Tuesday, April 26, 2005

In a sane world, this would be the end of any discussion of this woman's appointment to the federal bench:

Just days after a bitterly divided Senate committee voted along party lines to approve her nomination as a federal appellate court judge, California Supreme Court Justice Janice Rogers Brown told an audience Sunday that people of faith were embroiled in a "war" against secular humanists who threatened to divorce America from its religious roots, according to a newspaper account of the speech....

Her comments to a gathering of Roman Catholic legal professionals in Darien, Conn., came on the same day as "Justice Sunday: Stop the Filibuster Against People of Faith," a program produced by evangelical leaders and simulcast on the Internet and in homes and churches around the country....

"There seems to have been no time since the Civil War that this country was so bitterly divided. It's not a shooting war, but it is a war," she said, according to a report published Monday in the Stamford Advocate.

"These are perilous times for people of faith," she said, "not in the sense that we are going to lose our lives, but in the sense that it will cost you something if you are a person of faith who stands up for what you believe in and say those things out loud."...


--L.A. Times (story also available here)

War isn't spirited disagreement. War is war. You destroy your enemy in war. You don't work toward justice.

And this nominee believes she and her allies are at war with a large percentage of the American public.

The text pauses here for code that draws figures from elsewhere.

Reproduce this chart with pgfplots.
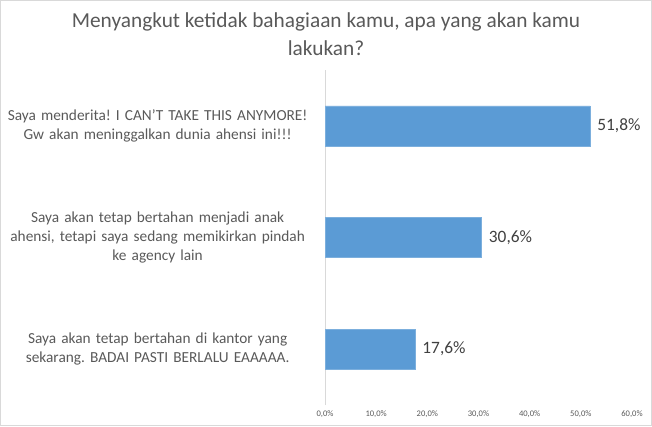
\documentclass[border=0pt]{standalone}
\usepackage{pgfplots}
\pgfplotsset{compat=1.18}
\usepackage{fontspec}
\setmainfont{Carlito}
\frenchspacing
\definecolor{barblue}{HTML}{5B9BD5}
\definecolor{txt}{HTML}{595959}
\definecolor{lbl}{HTML}{404040}
\definecolor{frame}{HTML}{D9D9D9}
\begin{document}
\begin{tikzpicture}
\useasboundingbox (0,0) rectangle (489pt,319.5pt);
\draw[frame,line width=0.75pt] (0.4pt,0.4pt) rectangle (488.6pt,319.1pt);
\node[text=txt,font=\fontsize{16pt}{21pt}\selectfont,align=center] at (244.5pt,294pt)
  {Menyangkut ketidak bahagiaan kamu, apa yang akan kamu\\lakukan?};
\begin{axis}[
  at={(243.75pt,15.75pt)}, anchor=south west,
  scale only axis, width=230.25pt, height=251.25pt,
  xbar, bar width=30pt,
  xmin=0, xmax=60, ymin=-0.5, ymax=2.5,
  axis lines*=left,
  x axis line style={draw=none},
  y axis line style={draw=frame, line width=0.75pt},
  major tick length=0pt,
  xtick={0,10,20,30,40,50,60},
  xticklabels={{0,0\%},{10,0\%},{20,0\%},{30,0\%},{40,0\%},{50,0\%},{60,0\%}},
  xticklabel style={font=\fontsize{6.4pt}{7pt}\selectfont, text=txt, yshift=-1pt},
  ytick={0,1,2},
  yticklabels={
    {Saya akan tetap bertahan di kantor yang\\sekarang. BADAI PASTI BERLALU EAAAAA.},
    {Saya akan tetap bertahan menjadi anak\\ahensi, tetapi saya sedang memikirkan pindah\\ke agency lain},
    {Saya menderita! I CAN{\char"27}T TAKE THIS ANYMORE!\\Gw akan meninggalkan dunia ahensi ini!!!}},
  yticklabel style={font=\fontsize{11.5pt}{14.25pt}\selectfont, text=txt, text width=228pt, align=center, xshift=-8pt},
  /pgf/number format/assume math mode=true,
  point meta=explicit symbolic,
  nodes near coords,
  nodes near coords style={font=\fontsize{13pt}{15pt}\selectfont, text=lbl, anchor=west, xshift=2pt},
]
\addplot[fill=barblue, draw=barblue!80!white, line width=0.4pt] coordinates {
  (17.6,0) [17,6\%]
  (30.6,1) [30,6\%]
  (51.8,2) [51,8\%]
};
\end{axis}
\end{tikzpicture}
\end{document}
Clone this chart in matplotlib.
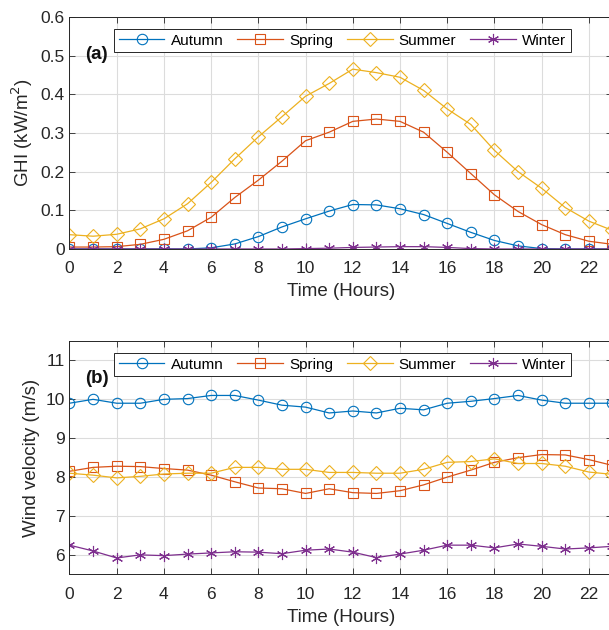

How can she be fair on the federal bench? How is it possible, when she regards many of the people who would come before her as the Enemy?

****

The original Stamford Advocate story is here, by the way. It doesn't have much more on Brown's remarks, but it does have this about the event at which she spoke:

[Father William] Lori, bishop of the Diocese of Bridgeport, said by organizing the gathering he hopes those in the legal profession will rededicate themselves to their responsibilities....

He brought up the legality of abortion, embryonic stem-cell research, the death penalty and assisted suicide.

"In so many instances, we are trying to solve our problems by death rather than life," Lori said. "I think we have to solve our problems by fostering and promoting life."


I'm sure Judge Brown has all the right positions on all the issues Bishop Lori mentions -- except one. The San Francisco Chronicle notes that, as a California Supreme Court justice, she "routinely affirms death sentences," and adds

Two years ago, she wrote that 'murderers do not deserve a fate better than that inflicted on their victims."

That would seem to make her part of the "culture of death." But she's a Republican, and it's just the death penalty, so it's OK.